▶ Given material:
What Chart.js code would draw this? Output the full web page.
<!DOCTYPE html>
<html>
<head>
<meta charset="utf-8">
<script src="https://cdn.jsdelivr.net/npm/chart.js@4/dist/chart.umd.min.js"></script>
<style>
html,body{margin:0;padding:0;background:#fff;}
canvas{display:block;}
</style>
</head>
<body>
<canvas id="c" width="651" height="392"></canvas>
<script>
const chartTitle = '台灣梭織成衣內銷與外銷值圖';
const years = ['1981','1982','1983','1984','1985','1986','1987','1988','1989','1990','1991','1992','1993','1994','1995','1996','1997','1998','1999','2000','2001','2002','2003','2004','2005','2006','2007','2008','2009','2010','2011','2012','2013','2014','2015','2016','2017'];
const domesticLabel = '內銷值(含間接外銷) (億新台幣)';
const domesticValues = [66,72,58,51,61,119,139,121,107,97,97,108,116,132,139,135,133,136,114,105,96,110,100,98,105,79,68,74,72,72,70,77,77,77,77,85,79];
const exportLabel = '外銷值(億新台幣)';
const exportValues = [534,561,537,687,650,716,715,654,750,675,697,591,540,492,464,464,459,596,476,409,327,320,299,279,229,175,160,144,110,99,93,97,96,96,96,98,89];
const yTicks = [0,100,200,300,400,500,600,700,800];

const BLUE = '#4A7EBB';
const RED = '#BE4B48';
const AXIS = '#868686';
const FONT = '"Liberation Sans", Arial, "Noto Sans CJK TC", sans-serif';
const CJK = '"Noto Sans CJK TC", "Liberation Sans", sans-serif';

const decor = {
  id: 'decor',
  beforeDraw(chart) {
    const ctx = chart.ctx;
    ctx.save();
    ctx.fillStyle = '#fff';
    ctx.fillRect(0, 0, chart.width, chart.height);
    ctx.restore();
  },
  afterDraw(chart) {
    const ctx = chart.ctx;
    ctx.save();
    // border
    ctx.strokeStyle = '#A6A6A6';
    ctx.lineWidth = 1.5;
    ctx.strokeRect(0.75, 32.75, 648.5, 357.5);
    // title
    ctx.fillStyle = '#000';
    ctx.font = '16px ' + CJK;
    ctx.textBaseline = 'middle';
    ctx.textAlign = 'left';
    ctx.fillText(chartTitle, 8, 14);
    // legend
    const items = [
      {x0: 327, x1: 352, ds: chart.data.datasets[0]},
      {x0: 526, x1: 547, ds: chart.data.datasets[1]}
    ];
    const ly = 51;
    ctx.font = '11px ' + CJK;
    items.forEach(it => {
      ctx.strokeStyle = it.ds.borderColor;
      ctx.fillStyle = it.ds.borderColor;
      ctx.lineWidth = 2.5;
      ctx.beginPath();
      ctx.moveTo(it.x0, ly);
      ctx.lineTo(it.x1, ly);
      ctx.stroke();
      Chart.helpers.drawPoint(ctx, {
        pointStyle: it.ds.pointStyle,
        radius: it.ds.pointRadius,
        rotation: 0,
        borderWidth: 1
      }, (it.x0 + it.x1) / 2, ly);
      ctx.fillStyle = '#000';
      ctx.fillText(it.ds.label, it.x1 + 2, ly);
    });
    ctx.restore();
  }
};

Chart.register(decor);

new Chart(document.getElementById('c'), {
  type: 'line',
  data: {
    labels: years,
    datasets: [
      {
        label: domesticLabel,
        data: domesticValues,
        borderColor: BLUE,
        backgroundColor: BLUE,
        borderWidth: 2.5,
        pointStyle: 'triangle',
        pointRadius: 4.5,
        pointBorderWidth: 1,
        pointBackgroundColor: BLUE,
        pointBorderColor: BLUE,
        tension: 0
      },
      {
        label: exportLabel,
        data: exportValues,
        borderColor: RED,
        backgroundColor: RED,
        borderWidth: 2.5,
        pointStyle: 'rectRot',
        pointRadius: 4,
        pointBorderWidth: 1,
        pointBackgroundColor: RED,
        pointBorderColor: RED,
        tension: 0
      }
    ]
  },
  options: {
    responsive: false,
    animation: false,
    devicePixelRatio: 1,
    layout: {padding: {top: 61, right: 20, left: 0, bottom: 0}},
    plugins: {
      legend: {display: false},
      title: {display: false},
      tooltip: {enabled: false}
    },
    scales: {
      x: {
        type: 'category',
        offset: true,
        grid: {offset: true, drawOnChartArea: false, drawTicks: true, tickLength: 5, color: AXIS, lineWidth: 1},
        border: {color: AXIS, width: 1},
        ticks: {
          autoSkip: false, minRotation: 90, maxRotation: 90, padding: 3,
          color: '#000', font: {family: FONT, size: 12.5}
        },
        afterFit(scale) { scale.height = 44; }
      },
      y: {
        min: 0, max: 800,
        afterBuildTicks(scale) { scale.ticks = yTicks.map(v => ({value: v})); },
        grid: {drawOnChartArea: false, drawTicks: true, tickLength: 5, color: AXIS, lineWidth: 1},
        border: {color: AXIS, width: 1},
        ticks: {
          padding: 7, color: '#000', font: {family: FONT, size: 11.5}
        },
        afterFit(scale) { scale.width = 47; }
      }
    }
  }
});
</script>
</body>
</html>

▶ Required work: Write the data back out verbatim.

▶ Exercise response:
What Chart.js code would draw this? Output the full web page.
<!DOCTYPE html>
<html>
<head>
<meta charset="utf-8">
<script src="https://cdn.jsdelivr.net/npm/chart.js@4/dist/chart.umd.min.js"></script>
<style>
html,body{margin:0;padding:0;background:#fff;}
canvas{display:block;}
</style>
</head>
<body>
<canvas id="c" width="651" height="392"></canvas>
<script>
const chartTitle = '台灣梭織成衣內銷與外銷值圖';
const years = ['1981','1982','1983','1984','1985','1986','1987','1988','1989','1990','1991','1992','1993','1994','1995','1996','1997','1998','1999','2000','2001','2002','2003','2004','2005','2006','2007','2008','2009','2010','2011','2012','2013','2014','2015','2016','2017'];
const domesticLabel = '內銷值(含間接外銷) (億新台幣)';
const domesticValues = [66,72,58,51,61,119,139,121,107,97,97,108,116,132,139,135,133,136,114,105,96,110,100,98,105,79,68,74,72,72,70,77,77,77,77,85,79];
const exportLabel = '外銷值(億新台幣)';
const exportValues = [534,561,537,687,650,716,715,654,750,675,697,591,540,492,464,464,459,596,476,409,327,320,299,279,229,175,160,144,110,99,93,97,96,96,96,98,89];
const yTicks = [0,100,200,300,400,500,600,700,800];

const BLUE = '#4A7EBB';
const RED = '#BE4B48';
const AXIS = '#868686';
const FONT = '"Liberation Sans", Arial, "Noto Sans CJK TC", sans-serif';
const CJK = '"Noto Sans CJK TC", "Liberation Sans", sans-serif';

const decor = {
  id: 'decor',
  beforeDraw(chart) {
    const ctx = chart.ctx;
    ctx.save();
    ctx.fillStyle = '#fff';
    ctx.fillRect(0, 0, chart.width, chart.height);
    ctx.restore();
  },
  afterDraw(chart) {
    const ctx = chart.ctx;
    ctx.save();
    // border
    ctx.strokeStyle = '#A6A6A6';
    ctx.lineWidth = 1.5;
    ctx.strokeRect(0.75, 32.75, 648.5, 357.5);
    // title
    ctx.fillStyle = '#000';
    ctx.font = '16px ' + CJK;
    ctx.textBaseline = 'middle';
    ctx.textAlign = 'left';
    ctx.fillText(chartTitle, 8, 14);
    // legend
    const items = [
      {x0: 327, x1: 352, ds: chart.data.datasets[0]},
      {x0: 526, x1: 547, ds: chart.data.datasets[1]}
    ];
    const ly = 51;
    ctx.font = '11px ' + CJK;
    items.forEach(it => {
      ctx.strokeStyle = it.ds.borderColor;
      ctx.fillStyle = it.ds.borderColor;
      ctx.lineWidth = 2.5;
      ctx.beginPath();
      ctx.moveTo(it.x0, ly);
      ctx.lineTo(it.x1, ly);
      ctx.stroke();
      Chart.helpers.drawPoint(ctx, {
        pointStyle: it.ds.pointStyle,
        radius: it.ds.pointRadius,
        rotation: 0,
        borderWidth: 1
      }, (it.x0 + it.x1) / 2, ly);
      ctx.fillStyle = '#000';
      ctx.fillText(it.ds.label, it.x1 + 2, ly);
    });
    ctx.restore();
  }
};

Chart.register(decor);

new Chart(document.getElementById('c'), {
  type: 'line',
  data: {
    labels: years,
    datasets: [
      {
        label: domesticLabel,
        data: domesticValues,
        borderColor: BLUE,
        backgroundColor: BLUE,
        borderWidth: 2.5,
        pointStyle: 'triangle',
        pointRadius: 4.5,
        pointBorderWidth: 1,
        pointBackgroundColor: BLUE,
        pointBorderColor: BLUE,
        tension: 0
      },
      {
        label: exportLabel,
        data: exportValues,
        borderColor: RED,
        backgroundColor: RED,
        borderWidth: 2.5,
        pointStyle: 'rectRot',
        pointRadius: 4,
        pointBorderWidth: 1,
        pointBackgroundColor: RED,
        pointBorderColor: RED,
        tension: 0
      }
    ]
  },
  options: {
    responsive: false,
    animation: false,
    devicePixelRatio: 1,
    layout: {padding: {top: 61, right: 20, left: 0, bottom: 0}},
    plugins: {
      legend: {display: false},
      title: {display: false},
      tooltip: {enabled: false}
    },
    scales: {
      x: {
        type: 'category',
        offset: true,
        grid: {offset: true, drawOnChartArea: false, drawTicks: true, tickLength: 5, color: AXIS, lineWidth: 1},
        border: {color: AXIS, width: 1},
        ticks: {
          autoSkip: false, minRotation: 90, maxRotation: 90, padding: 3,
          color: '#000', font: {family: FONT, size: 12.5}
        },
        afterFit(scale) { scale.height = 44; }
      },
      y: {
        min: 0, max: 800,
        afterBuildTicks(scale) { scale.ticks = yTicks.map(v => ({value: v})); },
        grid: {drawOnChartArea: false, drawTicks: true, tickLength: 5, color: AXIS, lineWidth: 1},
        border: {color: AXIS, width: 1},
        ticks: {
          padding: 7, color: '#000', font: {family: FONT, size: 11.5}
        },
        afterFit(scale) { scale.width = 47; }
      }
    }
  }
});
</script>
</body>
</html>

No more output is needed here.